Tout a changé avec la campagne. Incapables de s’entendre, trop sûrs d’eux, les modernistes ont rejeté l’idée d’une liste commune pour l’élection à l’Assemblée constituante qui aurait mis la dynamique de leur côté. Au lieu de cela, les ambitions personnelles des uns et des autres ont avivé les rivalités et brouillé les messages. Au fil des semaines, ces formations se sont laissées enfermer dans un débat identitaire avec lequel elles n’ont jamais su se mettre à bonne distance, tantôt ménageant la chèvre et le chou, tantôt s’indignant au point de faire d’Ennahda le principal sujet de discussion.
Et tandis que le parti islamiste ravivait dans tout le pays ses anciens réseaux de militants, affaiblis mais disciplinés, les modernistes ont ignoré des régions entières et leurs habitants confrontés aux pires difficultés économiques et sociales. Leurs meetings, entre soi, avec le concours d’intellectuels et d’artistes tunisiens de renom, auraient tout aussi bien pu se dérouler à la Mutualité de Paris qu’à la Coupole de Tunis.
Ce n’est que dans les derniers jours que les forces progressistes ont tenté d’inverser la tendance, en multipliant, mais trop tard, les opérations de porte-à-porte. La panique aidant, certains ont même envoyé des SMS aux membres de la commission électorale pour leur demander, le plus sérieusement du monde, de repousser d’une semaine le scrutin…

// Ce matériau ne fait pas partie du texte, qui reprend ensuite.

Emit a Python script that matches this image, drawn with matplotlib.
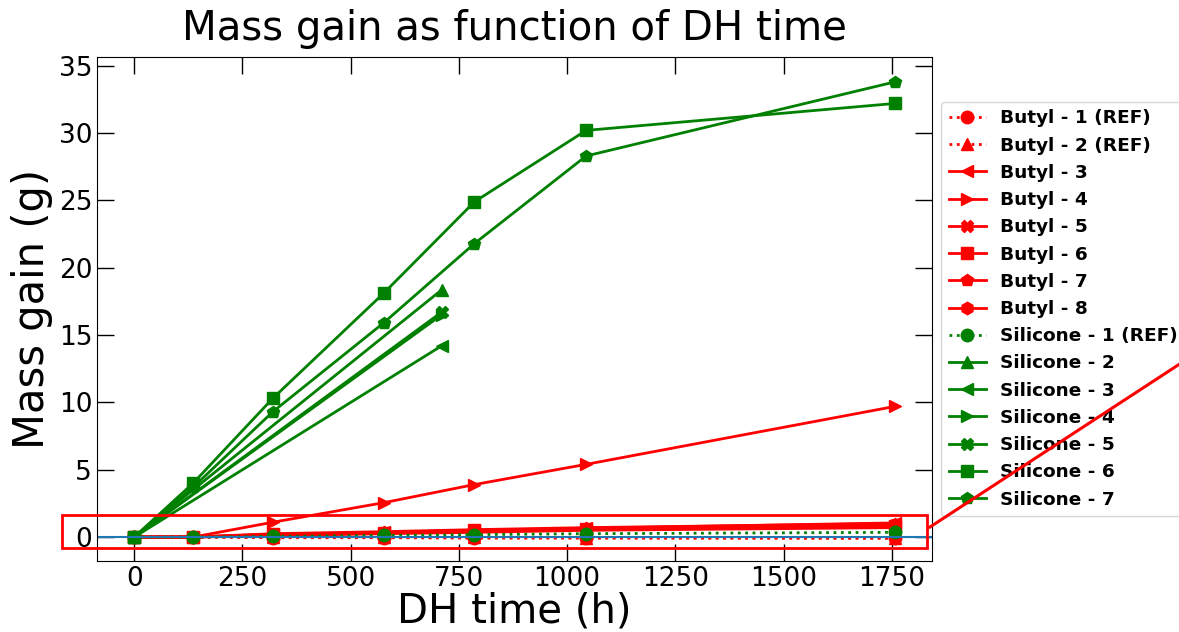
# coding=utf-8
import matplotlib
matplotlib.use('Agg')
import matplotlib.pyplot as plt
from matplotlib.patches import Rectangle
from matplotlib.lines import Line2D

# DH time (h)
times = [0, 136, 320, 576, 786, 1044, 1757]
short_times = [0, 710]

# Butyl samples, mass gain (g)
butyl_1 = [0, 0.0, -0.05, -0.05, -0.08, -0.08, -0.1]
butyl_2 = [0, 0.0, 0.0, -0.02, -0.02, -0.05, -0.05]
butyl_3 = [0, 0.0, 0.2, 0.35, 0.5, 0.65, 1.05]
butyl_4 = [0, 0.0, 1.1, 2.55, 3.9, 5.4, 9.7]
butyl_5 = [0, 0.0, 0.15, 0.3, 0.45, 0.6, 0.9]
butyl_6 = [0, 0.0, 0.2, 0.3, 0.5, 0.6, 0.85]
butyl_7 = [0, 0.0, 0.25, 0.4, 0.55, 0.7, 1.0]
butyl_8 = [0, 0.0, 0.1, 0.25, 0.35, 0.5, 0.7]

# Silicone samples, mass gain (g)
silicone_1 = [0, 0.0, 0.05, 0.12, 0.18, 0.25, 0.35]
silicone_2 = [0, 18.35]
silicone_3 = [0, 14.2]
silicone_4 = [0, 16.5]
silicone_5 = [0, 16.7]
silicone_6 = [0, 4.0, 10.3, 18.1, 24.9, 30.2, 32.2]
silicone_7 = [0, 3.7, 9.3, 15.9, 21.8, 28.3, 33.8]

butyl_names = ['Butyl - 1 (REF)', 'Butyl - 2 (REF)', 'Butyl - 3', 'Butyl - 4',
               'Butyl - 5', 'Butyl - 6', 'Butyl - 7', 'Butyl - 8']
silicone_names = ['Silicone - 1 (REF)', 'Silicone - 2', 'Silicone - 3', 'Silicone - 4',
                  'Silicone - 5', 'Silicone - 6', 'Silicone - 7']

fig = plt.figure(figsize=(11.79, 6.32), dpi=100)
ax = fig.add_axes([0.0823, 0.1123, 0.7082, 0.7975])

butyl_data = [butyl_1, butyl_2, butyl_3, butyl_4, butyl_5, butyl_6, butyl_7, butyl_8]
butyl_markers = ['o', '^', '<', '>', 'X', 's', 'p', 'h']
for i, vals in enumerate(butyl_data):
    ls = ':' if i < 2 else '-'
    ax.plot(times, vals, color='red', ls=ls, marker=butyl_markers[i], ms=9, lw=2,
            label=butyl_names[i])

silicone_data = [(times, silicone_1), (short_times, silicone_2), (short_times, silicone_3),
                 (short_times, silicone_4), (short_times, silicone_5),
                 (times, silicone_6), (times, silicone_7)]
silicone_markers = ['o', '^', '<', '>', 'X', 's', 'p']
for i, (t, vals) in enumerate(silicone_data):
    ls = ':' if i == 0 else '-'
    ax.plot(t, vals, color='green', ls=ls, marker=silicone_markers[i], ms=9, lw=2,
            label=silicone_names[i])

ax.axhline(0, color='C0', lw=1.5)

ax.set_xlim(-86, 1843)
ax.set_ylim(-1.78, 35.65)
ax.set_xticks([0, 250, 500, 750, 1000, 1250, 1500, 1750])
ax.set_yticks([0, 5, 10, 15, 20, 25, 30, 35])
ax.tick_params(direction='in', length=12, width=1, top=True, right=True, labelsize=19)

ax.set_title('Mass gain as function of DH time', fontsize=29, pad=12)
ax.set_xlabel('DH time (h)', fontsize=29, labelpad=0)
ax.set_ylabel('Mass gain (g)', fontsize=30)

# zoom box around the zero region
rect = Rectangle((-166, -0.82), 1997, 2.45, fill=False, edgecolor='red', lw=2, clip_on=False,
                 zorder=5)
ax.add_patch(rect)

ax.legend(loc='center left', bbox_to_anchor=(1.0, 0.5), prop={'weight': 'bold', 'size': 13.3})

# connector line going off to the right
fig.add_artist(Line2D([0.7888, 1.02], [0.1661, 0.4477], color='red', lw=2.2,
                      transform=fig.transFigure, zorder=10))

fig.savefig('out.png', dpi=100)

La sanction est aujourd’hui cruelle. Le PDP de Nejib Chebbi s’est effondré. Ettakatol de Mustapha Ben Jafaar n’arrive qu’en quatrième position, derrière le Congrès pour la république (CPR, nationalistes de gauche) et le richissime homme d’affaires de Londres, Hachemi Hamdi, dont une partie des listes populistes a été invalidée. Le Pôle démocratique et moderniste (PDM) n’emporte que 5 sièges. Et c’est désormais la question de l’alliance avec Ennahda pour gouverner qui fait débat en leur sein : à l’exception du PDP qui a exclu cette hypothèse, ailleurs les discussions vont bon train.
Non, les partis modernistes n’étaient pas bien placés pour gagner cette première élection.